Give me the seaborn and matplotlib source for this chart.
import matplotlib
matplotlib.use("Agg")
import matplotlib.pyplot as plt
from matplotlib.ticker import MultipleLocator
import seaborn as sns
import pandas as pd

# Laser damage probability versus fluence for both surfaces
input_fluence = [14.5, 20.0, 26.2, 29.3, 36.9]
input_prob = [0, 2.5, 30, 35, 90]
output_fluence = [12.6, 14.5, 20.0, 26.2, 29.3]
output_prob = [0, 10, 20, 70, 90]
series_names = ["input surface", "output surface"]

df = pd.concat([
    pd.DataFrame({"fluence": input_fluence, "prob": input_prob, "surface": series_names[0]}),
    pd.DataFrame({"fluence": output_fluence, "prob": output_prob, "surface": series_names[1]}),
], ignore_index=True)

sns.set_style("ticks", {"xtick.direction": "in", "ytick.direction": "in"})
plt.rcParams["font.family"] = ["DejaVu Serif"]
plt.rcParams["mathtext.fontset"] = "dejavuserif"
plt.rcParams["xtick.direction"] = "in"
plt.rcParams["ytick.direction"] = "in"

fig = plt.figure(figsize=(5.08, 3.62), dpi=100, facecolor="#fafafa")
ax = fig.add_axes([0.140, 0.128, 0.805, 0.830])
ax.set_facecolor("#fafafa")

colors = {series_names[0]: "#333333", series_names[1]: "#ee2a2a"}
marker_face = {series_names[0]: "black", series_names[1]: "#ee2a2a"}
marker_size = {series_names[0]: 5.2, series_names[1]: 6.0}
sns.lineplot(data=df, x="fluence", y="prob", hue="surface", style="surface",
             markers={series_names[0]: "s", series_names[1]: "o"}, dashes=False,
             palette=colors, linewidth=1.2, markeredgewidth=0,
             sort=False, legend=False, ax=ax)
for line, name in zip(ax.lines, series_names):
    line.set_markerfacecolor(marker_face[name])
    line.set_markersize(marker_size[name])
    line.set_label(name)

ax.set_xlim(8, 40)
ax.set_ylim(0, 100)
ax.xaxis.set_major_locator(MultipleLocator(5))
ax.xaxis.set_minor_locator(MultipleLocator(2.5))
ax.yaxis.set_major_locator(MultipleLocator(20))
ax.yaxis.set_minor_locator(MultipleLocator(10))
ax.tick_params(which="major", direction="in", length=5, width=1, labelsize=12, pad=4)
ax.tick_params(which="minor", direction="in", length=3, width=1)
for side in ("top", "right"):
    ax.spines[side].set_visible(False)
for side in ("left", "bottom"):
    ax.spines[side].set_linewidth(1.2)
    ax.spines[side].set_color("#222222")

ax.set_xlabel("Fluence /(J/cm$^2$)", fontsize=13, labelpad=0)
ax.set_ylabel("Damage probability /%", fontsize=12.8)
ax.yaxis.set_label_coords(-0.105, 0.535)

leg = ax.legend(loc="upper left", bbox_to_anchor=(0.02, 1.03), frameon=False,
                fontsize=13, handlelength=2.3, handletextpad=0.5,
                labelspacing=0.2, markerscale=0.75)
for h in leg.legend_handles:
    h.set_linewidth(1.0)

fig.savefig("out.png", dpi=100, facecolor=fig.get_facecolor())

TASK DIRECTIONS
Each line in the material above must be retyped without alteration.

OUTPUT
Give me the seaborn and matplotlib source for this chart.
import matplotlib
matplotlib.use("Agg")
import matplotlib.pyplot as plt
from matplotlib.ticker import MultipleLocator
import seaborn as sns
import pandas as pd

# Laser damage probability versus fluence for both surfaces
input_fluence = [14.5, 20.0, 26.2, 29.3, 36.9]
input_prob = [0, 2.5, 30, 35, 90]
output_fluence = [12.6, 14.5, 20.0, 26.2, 29.3]
output_prob = [0, 10, 20, 70, 90]
series_names = ["input surface", "output surface"]

df = pd.concat([
    pd.DataFrame({"fluence": input_fluence, "prob": input_prob, "surface": series_names[0]}),
    pd.DataFrame({"fluence": output_fluence, "prob": output_prob, "surface": series_names[1]}),
], ignore_index=True)

sns.set_style("ticks", {"xtick.direction": "in", "ytick.direction": "in"})
plt.rcParams["font.family"] = ["DejaVu Serif"]
plt.rcParams["mathtext.fontset"] = "dejavuserif"
plt.rcParams["xtick.direction"] = "in"
plt.rcParams["ytick.direction"] = "in"

fig = plt.figure(figsize=(5.08, 3.62), dpi=100, facecolor="#fafafa")
ax = fig.add_axes([0.140, 0.128, 0.805, 0.830])
ax.set_facecolor("#fafafa")

colors = {series_names[0]: "#333333", series_names[1]: "#ee2a2a"}
marker_face = {series_names[0]: "black", series_names[1]: "#ee2a2a"}
marker_size = {series_names[0]: 5.2, series_names[1]: 6.0}
sns.lineplot(data=df, x="fluence", y="prob", hue="surface", style="surface",
             markers={series_names[0]: "s", series_names[1]: "o"}, dashes=False,
             palette=colors, linewidth=1.2, markeredgewidth=0,
             sort=False, legend=False, ax=ax)
for line, name in zip(ax.lines, series_names):
    line.set_markerfacecolor(marker_face[name])
    line.set_markersize(marker_size[name])
    line.set_label(name)

ax.set_xlim(8, 40)
ax.set_ylim(0, 100)
ax.xaxis.set_major_locator(MultipleLocator(5))
ax.xaxis.set_minor_locator(MultipleLocator(2.5))
ax.yaxis.set_major_locator(MultipleLocator(20))
ax.yaxis.set_minor_locator(MultipleLocator(10))
ax.tick_params(which="major", direction="in", length=5, width=1, labelsize=12, pad=4)
ax.tick_params(which="minor", direction="in", length=3, width=1)
for side in ("top", "right"):
    ax.spines[side].set_visible(False)
for side in ("left", "bottom"):
    ax.spines[side].set_linewidth(1.2)
    ax.spines[side].set_color("#222222")

ax.set_xlabel("Fluence /(J/cm$^2$)", fontsize=13, labelpad=0)
ax.set_ylabel("Damage probability /%", fontsize=12.8)
ax.yaxis.set_label_coords(-0.105, 0.535)

leg = ax.legend(loc="upper left", bbox_to_anchor=(0.02, 1.03), frameon=False,
                fontsize=13, handlelength=2.3, handletextpad=0.5,
                labelspacing=0.2, markerscale=0.75)
for h in leg.legend_handles:
    h.set_linewidth(1.0)

fig.savefig("out.png", dpi=100, facecolor=fig.get_facecolor())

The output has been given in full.